また、S1506からS1509の処理では光学センサ7の状態のみで錠剤収容部の幅を検出しているが、反射型センサ1401と光学センサ7の状態を両方の状態を用いた方がなおよい。
なお、本実施形態ではS1501〜S1505において、先に光学センサ7の状態を確認し、次に反射型センサ1401の状態を確認するとしたが、他の実施形態として、先に反射型センサ1401の状態を確認し、次に光学センサ7の状態を確認するとしても良い。
以上で、本発明の説明を終了する。
以上、本発明によると、錠剤シートの錠剤収容部でない位置で誤って錠剤取出し動作を実行する可能性を低減することができる。
本発明は、例えば、システム、装置、方法、プログラム若しくは記憶媒体等としての実施形態も可能であり、具体的には、複数の機器から構成されるシステムに適用してもよいし、また、1つの機器からなる装置に適用してもよい。
なお、本発明は、前述した実施形態の機能を実現するソフトウェアのプログラムを、システム或いは装置に直接、或いは遠隔から供給するものを含む。そして、そのシステム或いは装置のコンピュータが前記供給されたプログラムコードを読み出して実行することによっても達成される場合も本発明に含まれる。
したがって、本発明の機能処理をコンピュータで実現するために、前記コンピュータにインストールされるプログラムコード自体も本発明を実現するものである。つまり、本発明は、本発明の機能処理を実現するためのコンピュータプログラム自体も含まれる。
その場合、プログラムの機能を有していれば、オブジェクトコード、インタプリタにより実行されるプログラム、OSに供給するスクリプトデータ等の形態であってもよい。
プログラムを供給するための記録媒体としては、例えば、フレキシブルディスク、ハードディスク、光ディスク、光磁気ディスク、MO、CD−ROM、CD−R、CD−RWなどがある。また、磁気テープ、不揮発性のメモリカード、ROM、DVD(DVD−ROM,DVD−R)などもある。

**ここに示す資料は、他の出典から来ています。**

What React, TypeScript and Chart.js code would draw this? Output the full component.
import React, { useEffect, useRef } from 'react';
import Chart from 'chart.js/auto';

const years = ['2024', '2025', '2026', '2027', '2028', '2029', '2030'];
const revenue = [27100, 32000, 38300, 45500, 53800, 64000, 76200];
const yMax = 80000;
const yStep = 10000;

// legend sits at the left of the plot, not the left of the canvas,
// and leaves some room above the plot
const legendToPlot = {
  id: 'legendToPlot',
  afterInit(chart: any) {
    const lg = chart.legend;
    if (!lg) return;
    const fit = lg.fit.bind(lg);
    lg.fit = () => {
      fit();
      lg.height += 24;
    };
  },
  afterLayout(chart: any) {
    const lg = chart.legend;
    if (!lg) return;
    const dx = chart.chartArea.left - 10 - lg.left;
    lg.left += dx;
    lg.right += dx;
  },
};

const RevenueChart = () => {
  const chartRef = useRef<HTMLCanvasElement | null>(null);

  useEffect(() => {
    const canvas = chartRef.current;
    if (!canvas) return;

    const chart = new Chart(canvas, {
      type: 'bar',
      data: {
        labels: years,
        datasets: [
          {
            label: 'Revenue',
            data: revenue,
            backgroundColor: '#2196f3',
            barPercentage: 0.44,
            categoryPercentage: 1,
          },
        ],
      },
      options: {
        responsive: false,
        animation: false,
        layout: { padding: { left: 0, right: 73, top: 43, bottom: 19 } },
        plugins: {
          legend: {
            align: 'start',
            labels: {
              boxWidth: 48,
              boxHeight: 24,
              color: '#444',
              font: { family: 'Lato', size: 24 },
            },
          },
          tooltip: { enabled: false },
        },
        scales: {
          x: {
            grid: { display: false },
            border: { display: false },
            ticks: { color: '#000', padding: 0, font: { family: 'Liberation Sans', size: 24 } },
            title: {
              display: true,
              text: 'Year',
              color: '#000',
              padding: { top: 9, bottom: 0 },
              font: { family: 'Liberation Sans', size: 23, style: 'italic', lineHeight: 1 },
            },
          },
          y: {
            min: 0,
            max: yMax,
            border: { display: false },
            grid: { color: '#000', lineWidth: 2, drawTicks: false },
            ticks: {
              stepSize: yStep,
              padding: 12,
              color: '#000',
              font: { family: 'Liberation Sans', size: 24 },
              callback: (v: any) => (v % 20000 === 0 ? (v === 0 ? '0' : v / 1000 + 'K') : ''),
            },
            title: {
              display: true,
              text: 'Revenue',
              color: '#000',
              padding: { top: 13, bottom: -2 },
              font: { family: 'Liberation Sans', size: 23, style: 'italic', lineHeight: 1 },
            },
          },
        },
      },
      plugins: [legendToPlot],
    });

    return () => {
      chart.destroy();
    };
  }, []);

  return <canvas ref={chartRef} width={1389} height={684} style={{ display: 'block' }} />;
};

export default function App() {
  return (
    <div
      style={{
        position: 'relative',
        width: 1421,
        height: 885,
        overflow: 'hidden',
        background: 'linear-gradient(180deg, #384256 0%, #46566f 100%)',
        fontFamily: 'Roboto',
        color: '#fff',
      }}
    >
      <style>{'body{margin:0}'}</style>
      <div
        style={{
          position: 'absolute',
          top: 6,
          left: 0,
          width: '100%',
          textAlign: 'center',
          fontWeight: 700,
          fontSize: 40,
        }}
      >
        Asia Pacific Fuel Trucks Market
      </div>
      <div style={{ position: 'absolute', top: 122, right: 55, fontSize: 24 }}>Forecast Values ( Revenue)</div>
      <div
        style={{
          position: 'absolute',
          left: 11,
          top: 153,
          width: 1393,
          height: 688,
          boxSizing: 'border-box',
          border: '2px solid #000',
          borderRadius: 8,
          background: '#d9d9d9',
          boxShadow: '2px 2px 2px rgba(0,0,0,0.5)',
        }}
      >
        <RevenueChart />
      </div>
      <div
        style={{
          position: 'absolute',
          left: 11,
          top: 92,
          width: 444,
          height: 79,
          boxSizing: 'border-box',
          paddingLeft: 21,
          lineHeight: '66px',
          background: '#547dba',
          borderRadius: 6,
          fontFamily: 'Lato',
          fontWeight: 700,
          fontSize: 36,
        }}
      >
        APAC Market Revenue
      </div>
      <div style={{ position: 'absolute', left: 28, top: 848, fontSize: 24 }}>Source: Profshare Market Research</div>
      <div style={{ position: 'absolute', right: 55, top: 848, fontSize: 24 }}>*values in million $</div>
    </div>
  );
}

その他、プログラムの供給方法としては、クライアントコンピュータのブラウザを用いてインターネットのホームページに接続する。そして、前記ホームページから本発明のコンピュータプログラムそのもの、若しくは圧縮され自動インストール機能を含むファイルをハードディスク等の記録媒体にダウンロードすることによっても供給できる。

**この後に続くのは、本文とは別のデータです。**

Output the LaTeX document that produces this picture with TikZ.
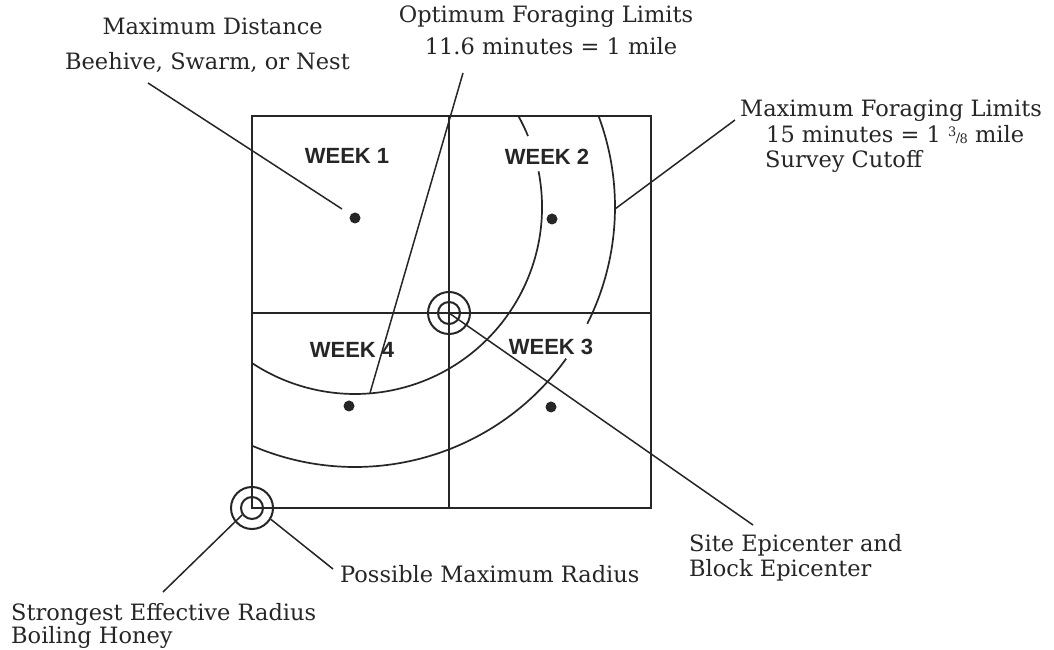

また、本発明のプログラムを構成するプログラムコードを複数のファイルに分割し、それぞれのファイルを異なるホームページからダウンロードすることによっても実現可能である。つまり、本発明の機能処理をコンピュータで実現するためのプログラムファイルを複数のユーザに対してダウンロードさせるWWWサーバも、本発明に含まれるものである。
また、本発明のプログラムを暗号化してCD−ROM等の記憶媒体に格納してユーザに配布し、所定の条件をクリアしたユーザに対し、インターネットを介してホームページから暗号化を解く鍵情報をダウンロードさせる。そして、ダウンロードした鍵情報を使用することにより暗号化されたプログラムを実行してコンピュータにインストールさせて実現することも可能である。
また、コンピュータが、読み出したプログラムを実行することによって、前述した実施形態の機能が実現される。その他、そのプログラムの指示に基づき、コンピュータ上で稼動しているOSなどが、実際の処理の一部又は全部を行い、その処理によっても前述した実施形態の機能が実現され得る。
さらに、記録媒体から読み出されたプログラムが、コンピュータに挿入された機能拡張ボードやコンピュータに接続された機能拡張ユニットに備わるメモリに書き込まれる。その後、そのプログラムの指示に基づき、その機能拡張ボードや機能拡張ユニットに備わるCPUなどが実際の処理の一部又は全部を行い、その処理によっても前述した実施形態の機能が実現される。
なお、前述した実施形態は、本発明を実施するにあたっての具体化の例を示したものに過ぎず、これらによって本発明の技術的範囲が限定的に解釈されてはならないものである。即ち、本発明はその技術思想、又はその主要な特徴から逸脱することなく、様々な形で実施することができる。